Taking the data below, please print only the lines from the line holding "Give me the matplotlib source for this chart." to the line holding "from matplotlib.patches import Rectangle", inclusive, with pictures omitted.

— Start of RECORDS FOR THE EXERCISE —

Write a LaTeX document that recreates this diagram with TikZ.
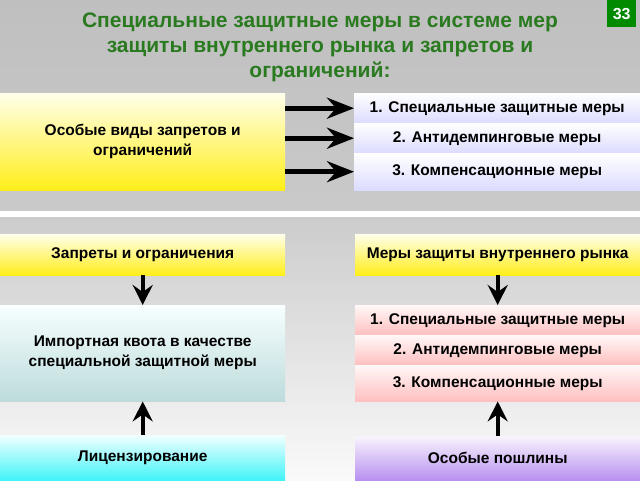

— End of RECORDS FOR THE EXERCISE —
— Start of RECORDS FOR THE EXERCISE —

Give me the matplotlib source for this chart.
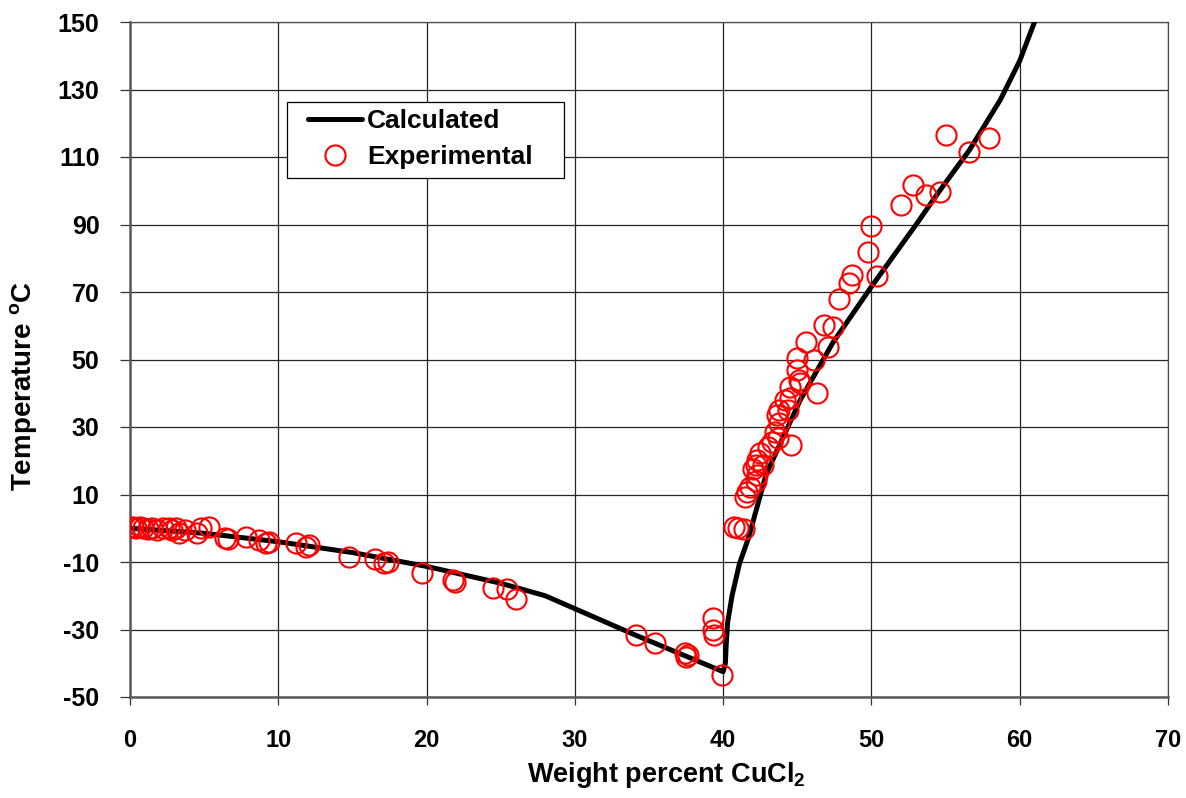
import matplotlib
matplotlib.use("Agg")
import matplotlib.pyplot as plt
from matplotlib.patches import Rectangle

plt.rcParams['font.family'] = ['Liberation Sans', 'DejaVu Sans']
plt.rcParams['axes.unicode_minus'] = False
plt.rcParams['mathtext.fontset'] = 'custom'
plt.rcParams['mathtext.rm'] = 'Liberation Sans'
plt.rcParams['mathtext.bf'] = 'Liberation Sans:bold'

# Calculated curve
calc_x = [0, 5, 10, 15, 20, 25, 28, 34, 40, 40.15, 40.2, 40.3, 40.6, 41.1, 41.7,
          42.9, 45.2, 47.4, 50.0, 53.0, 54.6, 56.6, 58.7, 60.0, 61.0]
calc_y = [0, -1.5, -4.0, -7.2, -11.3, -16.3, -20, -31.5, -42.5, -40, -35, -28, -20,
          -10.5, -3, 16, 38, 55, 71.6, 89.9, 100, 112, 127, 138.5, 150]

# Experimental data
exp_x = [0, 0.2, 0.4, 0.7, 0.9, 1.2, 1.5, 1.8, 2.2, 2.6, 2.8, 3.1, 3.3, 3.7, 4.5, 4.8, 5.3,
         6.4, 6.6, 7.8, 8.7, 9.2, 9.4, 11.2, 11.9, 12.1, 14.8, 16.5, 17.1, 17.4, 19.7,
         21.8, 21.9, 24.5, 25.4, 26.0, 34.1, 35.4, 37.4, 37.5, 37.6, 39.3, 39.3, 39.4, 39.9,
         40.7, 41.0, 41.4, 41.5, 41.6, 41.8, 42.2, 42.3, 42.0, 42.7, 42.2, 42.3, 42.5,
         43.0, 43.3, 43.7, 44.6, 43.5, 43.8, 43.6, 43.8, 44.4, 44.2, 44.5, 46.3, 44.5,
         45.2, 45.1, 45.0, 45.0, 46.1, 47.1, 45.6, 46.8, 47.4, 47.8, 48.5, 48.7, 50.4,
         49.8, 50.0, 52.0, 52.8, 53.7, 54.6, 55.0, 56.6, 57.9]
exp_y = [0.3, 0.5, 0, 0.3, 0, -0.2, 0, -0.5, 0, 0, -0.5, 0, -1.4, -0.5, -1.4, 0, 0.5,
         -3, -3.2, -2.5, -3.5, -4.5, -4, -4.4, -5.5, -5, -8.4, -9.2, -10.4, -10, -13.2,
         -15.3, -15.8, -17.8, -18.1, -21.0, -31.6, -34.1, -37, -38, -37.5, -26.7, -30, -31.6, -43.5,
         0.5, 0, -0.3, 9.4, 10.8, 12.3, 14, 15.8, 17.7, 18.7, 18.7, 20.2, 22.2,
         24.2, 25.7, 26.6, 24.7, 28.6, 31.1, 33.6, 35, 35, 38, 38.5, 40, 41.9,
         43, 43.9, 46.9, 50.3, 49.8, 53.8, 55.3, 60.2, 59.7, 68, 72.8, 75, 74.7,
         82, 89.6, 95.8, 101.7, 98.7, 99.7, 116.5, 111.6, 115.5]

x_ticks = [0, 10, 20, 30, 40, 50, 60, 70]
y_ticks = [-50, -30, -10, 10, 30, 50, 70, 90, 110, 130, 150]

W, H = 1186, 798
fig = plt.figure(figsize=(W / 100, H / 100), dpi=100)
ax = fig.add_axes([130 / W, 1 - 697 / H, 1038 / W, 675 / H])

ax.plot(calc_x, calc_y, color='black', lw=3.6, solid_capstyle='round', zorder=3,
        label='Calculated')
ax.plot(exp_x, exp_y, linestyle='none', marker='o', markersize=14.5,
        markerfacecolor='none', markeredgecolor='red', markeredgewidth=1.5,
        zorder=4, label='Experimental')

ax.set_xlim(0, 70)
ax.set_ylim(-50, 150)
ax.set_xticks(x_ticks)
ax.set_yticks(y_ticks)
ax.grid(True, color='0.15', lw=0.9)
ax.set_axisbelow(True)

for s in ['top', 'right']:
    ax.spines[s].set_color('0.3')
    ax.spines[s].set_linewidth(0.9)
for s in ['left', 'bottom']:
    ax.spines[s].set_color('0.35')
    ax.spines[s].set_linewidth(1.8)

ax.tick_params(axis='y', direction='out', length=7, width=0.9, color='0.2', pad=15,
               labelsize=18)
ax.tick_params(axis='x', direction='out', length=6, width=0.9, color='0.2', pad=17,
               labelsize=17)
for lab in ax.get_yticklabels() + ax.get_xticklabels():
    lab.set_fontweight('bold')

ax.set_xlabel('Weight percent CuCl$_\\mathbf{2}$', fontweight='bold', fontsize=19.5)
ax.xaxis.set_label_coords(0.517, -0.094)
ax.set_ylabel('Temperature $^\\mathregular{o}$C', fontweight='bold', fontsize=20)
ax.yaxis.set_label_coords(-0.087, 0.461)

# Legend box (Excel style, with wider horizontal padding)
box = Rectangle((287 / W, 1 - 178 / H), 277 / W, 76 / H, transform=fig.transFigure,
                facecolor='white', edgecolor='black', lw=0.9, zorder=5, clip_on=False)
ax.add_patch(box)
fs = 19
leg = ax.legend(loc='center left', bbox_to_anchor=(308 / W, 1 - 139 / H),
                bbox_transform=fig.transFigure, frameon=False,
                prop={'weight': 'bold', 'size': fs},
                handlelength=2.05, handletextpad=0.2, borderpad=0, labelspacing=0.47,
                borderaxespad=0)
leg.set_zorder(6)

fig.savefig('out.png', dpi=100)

— End of RECORDS FOR THE EXERCISE —

FINISHED EXERCISE:
Give me the matplotlib source for this chart.
import matplotlib
matplotlib.use("Agg")
import matplotlib.pyplot as plt
from matplotlib.patches import Rectangle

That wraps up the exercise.